**Stated goal:**
Compile every line that includes the word "this".

+===+

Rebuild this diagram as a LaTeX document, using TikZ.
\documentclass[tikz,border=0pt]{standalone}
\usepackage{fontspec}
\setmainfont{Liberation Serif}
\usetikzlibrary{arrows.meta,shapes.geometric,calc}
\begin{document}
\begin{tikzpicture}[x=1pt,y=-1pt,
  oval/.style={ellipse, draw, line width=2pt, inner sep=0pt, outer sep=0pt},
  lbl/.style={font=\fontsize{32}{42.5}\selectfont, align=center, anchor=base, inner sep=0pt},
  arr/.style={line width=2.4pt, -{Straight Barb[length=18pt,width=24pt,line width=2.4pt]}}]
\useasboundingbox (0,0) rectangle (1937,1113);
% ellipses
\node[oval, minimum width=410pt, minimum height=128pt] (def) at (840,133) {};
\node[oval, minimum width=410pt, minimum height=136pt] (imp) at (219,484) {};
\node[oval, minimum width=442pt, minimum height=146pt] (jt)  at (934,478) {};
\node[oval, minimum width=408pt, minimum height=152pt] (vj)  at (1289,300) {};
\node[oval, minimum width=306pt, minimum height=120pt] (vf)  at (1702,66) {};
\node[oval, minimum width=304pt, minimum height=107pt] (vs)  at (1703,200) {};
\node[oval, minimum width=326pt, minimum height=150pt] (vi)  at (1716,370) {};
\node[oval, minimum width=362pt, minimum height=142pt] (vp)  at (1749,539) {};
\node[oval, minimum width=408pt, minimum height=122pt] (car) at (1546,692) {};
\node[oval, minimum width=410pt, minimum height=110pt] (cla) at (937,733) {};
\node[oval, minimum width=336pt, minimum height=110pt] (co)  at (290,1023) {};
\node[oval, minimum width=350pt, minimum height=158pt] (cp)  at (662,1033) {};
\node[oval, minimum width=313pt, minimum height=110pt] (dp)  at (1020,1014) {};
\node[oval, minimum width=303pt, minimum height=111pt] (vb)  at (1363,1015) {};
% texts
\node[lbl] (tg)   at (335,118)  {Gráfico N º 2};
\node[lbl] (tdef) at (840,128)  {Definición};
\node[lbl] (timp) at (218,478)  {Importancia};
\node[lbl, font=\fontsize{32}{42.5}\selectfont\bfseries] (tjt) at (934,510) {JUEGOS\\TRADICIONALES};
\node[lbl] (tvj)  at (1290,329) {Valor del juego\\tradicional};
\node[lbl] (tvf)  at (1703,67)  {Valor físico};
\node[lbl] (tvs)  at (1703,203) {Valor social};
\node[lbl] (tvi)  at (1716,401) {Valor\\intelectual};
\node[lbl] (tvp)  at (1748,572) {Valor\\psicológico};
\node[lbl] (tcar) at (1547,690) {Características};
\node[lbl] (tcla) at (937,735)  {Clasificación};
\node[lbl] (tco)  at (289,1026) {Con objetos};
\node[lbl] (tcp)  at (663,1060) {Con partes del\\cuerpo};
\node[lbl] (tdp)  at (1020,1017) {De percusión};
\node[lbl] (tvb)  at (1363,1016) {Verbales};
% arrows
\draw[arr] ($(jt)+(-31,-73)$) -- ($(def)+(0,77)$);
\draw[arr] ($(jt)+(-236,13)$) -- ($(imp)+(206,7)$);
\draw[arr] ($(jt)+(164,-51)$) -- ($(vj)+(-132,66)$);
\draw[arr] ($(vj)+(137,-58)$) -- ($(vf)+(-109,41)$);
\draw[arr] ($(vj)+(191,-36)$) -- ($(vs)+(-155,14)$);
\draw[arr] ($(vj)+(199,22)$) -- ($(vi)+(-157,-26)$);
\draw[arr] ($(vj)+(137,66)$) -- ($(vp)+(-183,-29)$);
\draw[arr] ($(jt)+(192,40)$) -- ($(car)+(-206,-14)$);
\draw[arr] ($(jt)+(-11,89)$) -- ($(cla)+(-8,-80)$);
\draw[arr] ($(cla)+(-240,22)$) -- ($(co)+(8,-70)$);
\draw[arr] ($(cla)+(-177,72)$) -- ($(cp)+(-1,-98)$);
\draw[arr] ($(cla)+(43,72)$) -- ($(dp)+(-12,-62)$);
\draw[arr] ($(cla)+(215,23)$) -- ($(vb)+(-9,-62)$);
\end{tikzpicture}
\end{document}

+===+

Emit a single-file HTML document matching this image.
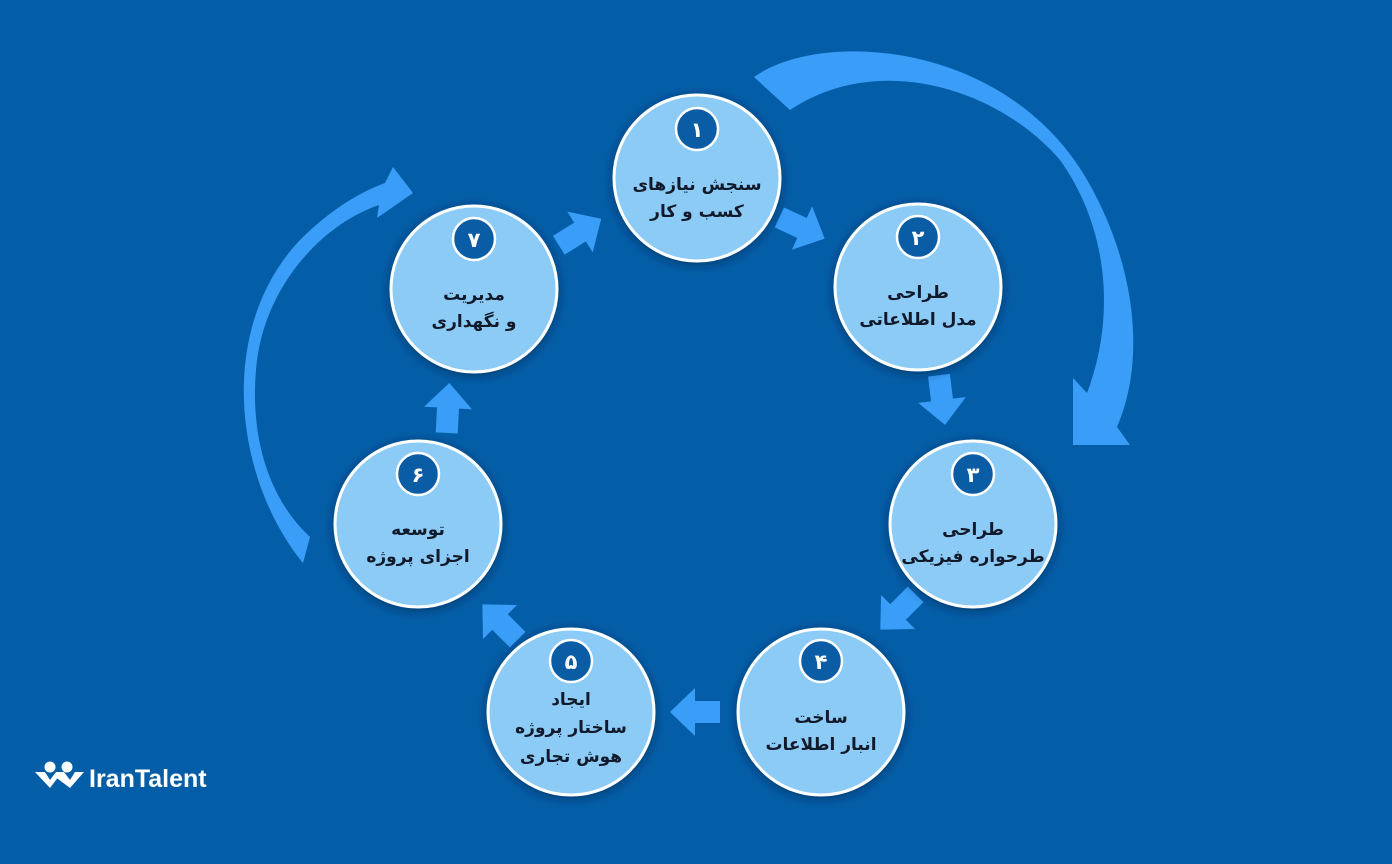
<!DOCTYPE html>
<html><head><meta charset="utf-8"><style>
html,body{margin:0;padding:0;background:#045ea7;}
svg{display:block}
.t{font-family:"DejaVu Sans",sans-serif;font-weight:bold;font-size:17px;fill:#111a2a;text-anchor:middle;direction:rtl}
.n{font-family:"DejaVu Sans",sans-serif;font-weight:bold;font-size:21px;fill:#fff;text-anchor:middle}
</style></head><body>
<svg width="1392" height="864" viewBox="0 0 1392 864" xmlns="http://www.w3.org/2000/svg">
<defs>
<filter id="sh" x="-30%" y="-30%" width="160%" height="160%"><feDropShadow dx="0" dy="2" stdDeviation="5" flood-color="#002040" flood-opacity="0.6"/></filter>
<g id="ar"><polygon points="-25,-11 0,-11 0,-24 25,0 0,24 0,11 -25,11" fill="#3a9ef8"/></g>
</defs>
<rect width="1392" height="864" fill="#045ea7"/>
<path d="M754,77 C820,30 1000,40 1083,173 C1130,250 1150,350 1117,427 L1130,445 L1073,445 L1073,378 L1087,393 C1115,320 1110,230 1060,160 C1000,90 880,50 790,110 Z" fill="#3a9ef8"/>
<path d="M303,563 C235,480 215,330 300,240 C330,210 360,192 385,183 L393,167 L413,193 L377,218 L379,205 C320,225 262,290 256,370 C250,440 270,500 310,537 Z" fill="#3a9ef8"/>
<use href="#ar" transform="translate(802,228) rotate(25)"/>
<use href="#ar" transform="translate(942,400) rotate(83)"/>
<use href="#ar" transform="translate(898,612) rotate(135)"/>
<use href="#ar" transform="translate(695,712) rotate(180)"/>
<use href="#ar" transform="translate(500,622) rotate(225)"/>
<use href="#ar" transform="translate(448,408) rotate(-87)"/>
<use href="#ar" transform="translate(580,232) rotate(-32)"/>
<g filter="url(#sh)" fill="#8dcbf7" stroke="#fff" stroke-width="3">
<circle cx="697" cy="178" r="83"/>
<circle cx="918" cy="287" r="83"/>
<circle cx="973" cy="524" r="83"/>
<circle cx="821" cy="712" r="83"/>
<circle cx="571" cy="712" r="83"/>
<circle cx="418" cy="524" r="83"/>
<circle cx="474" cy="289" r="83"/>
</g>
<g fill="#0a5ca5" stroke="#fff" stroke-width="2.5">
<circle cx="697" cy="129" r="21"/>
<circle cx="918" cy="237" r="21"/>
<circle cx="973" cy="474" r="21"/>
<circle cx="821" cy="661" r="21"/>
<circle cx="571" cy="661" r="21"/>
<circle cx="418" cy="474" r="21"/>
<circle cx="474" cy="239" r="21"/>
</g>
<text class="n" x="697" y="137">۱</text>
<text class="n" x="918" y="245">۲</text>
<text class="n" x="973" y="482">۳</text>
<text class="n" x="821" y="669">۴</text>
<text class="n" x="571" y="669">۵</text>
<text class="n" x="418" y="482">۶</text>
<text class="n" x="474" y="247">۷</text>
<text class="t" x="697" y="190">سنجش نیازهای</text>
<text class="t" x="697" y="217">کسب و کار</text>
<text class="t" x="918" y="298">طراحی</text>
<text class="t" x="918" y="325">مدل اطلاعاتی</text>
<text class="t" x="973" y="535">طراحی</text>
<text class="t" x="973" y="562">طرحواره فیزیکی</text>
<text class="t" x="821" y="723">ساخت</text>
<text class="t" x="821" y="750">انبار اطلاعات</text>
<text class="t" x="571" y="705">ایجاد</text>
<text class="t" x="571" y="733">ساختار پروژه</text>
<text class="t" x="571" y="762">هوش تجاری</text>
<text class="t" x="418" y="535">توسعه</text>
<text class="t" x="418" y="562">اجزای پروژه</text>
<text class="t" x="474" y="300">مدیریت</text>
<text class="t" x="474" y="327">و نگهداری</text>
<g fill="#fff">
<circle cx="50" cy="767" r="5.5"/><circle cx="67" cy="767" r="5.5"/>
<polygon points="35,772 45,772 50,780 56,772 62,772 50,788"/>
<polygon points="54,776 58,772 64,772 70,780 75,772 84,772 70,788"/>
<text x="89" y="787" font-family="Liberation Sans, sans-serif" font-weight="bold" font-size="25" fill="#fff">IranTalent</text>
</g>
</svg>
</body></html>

+===+

**Written answer:**
Rebuild this diagram as a LaTeX document, using TikZ.
Emit a single-file HTML document matching this image.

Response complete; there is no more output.